An important aspect of our role as an adviser is having a deep understanding of the range of PE investors operating in this market. This includes what they want to invest in, their culture, relevant credentials, experience in implementing similar growth strategies, and how they can add value.

Track record

The Clearwater Growth team understand the challenges entrepreneurs face and are well-positioned to give the best possible advice to identify the right partner. Our team is also unique in that it can leverage Clearwater International’s sector expertise, global footprint and additional capabilities across financial modelling, debt advisory, and ESG advisory.

Our experience

Clearwater Growth recently advised Triangle Fire on securing investment from the Business Growth Fund, to support expansion of its team of 100, establish new service lines, and provide funding for acquisitions.

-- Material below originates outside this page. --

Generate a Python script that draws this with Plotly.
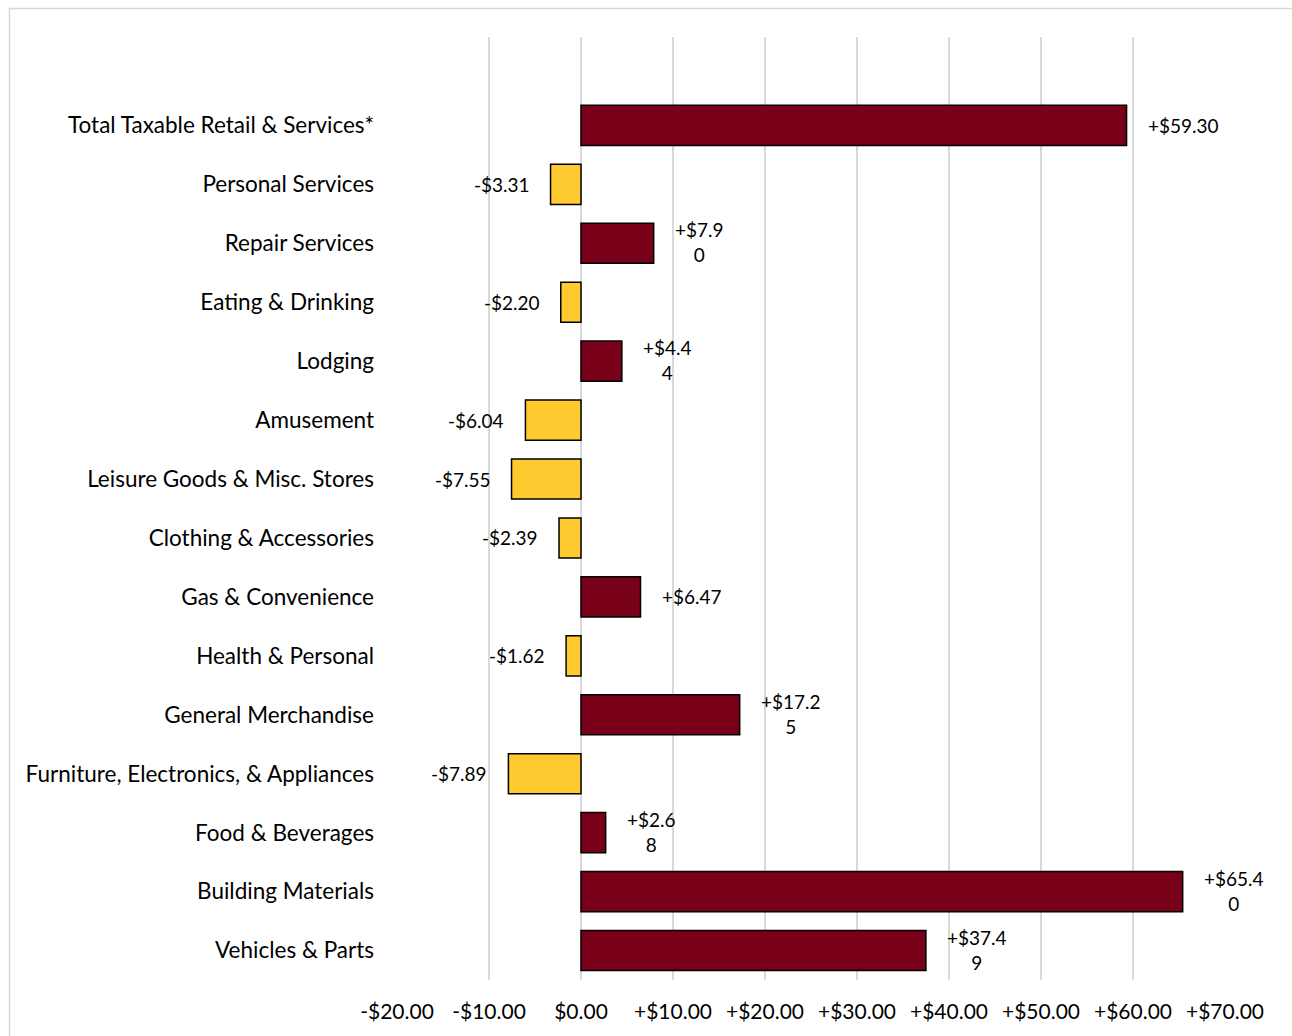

In addition, Clearwater International previously advised BCN Group, a leading digital transformation and technology solutions provider, on its minority investment from Beech Tree Private Equity. Whilst partnering with Beech Tree, BCN accelerated its turnover from £10m to £40m, through strong organic growth and a strategic acquisition strategy. Our team continued to work with BCN over the course of Beech Tree’s investment and advised on its secondary investment from ECI Partners, which provided capital to continue their buy-and-build strategy going forward.

Summary

Whether your aims are to raise growth capital, undertake shareholder restructuring, facilitate an MBO, or de-risk by selling part of the business, minority PE investment could be the ideal solution. Engaging in conversation with Clearwater Growth will ensure any popular misconceptions are addressed, with the focus on enhancing the value that can be achieved for shareholders, the management team, and the PE firm.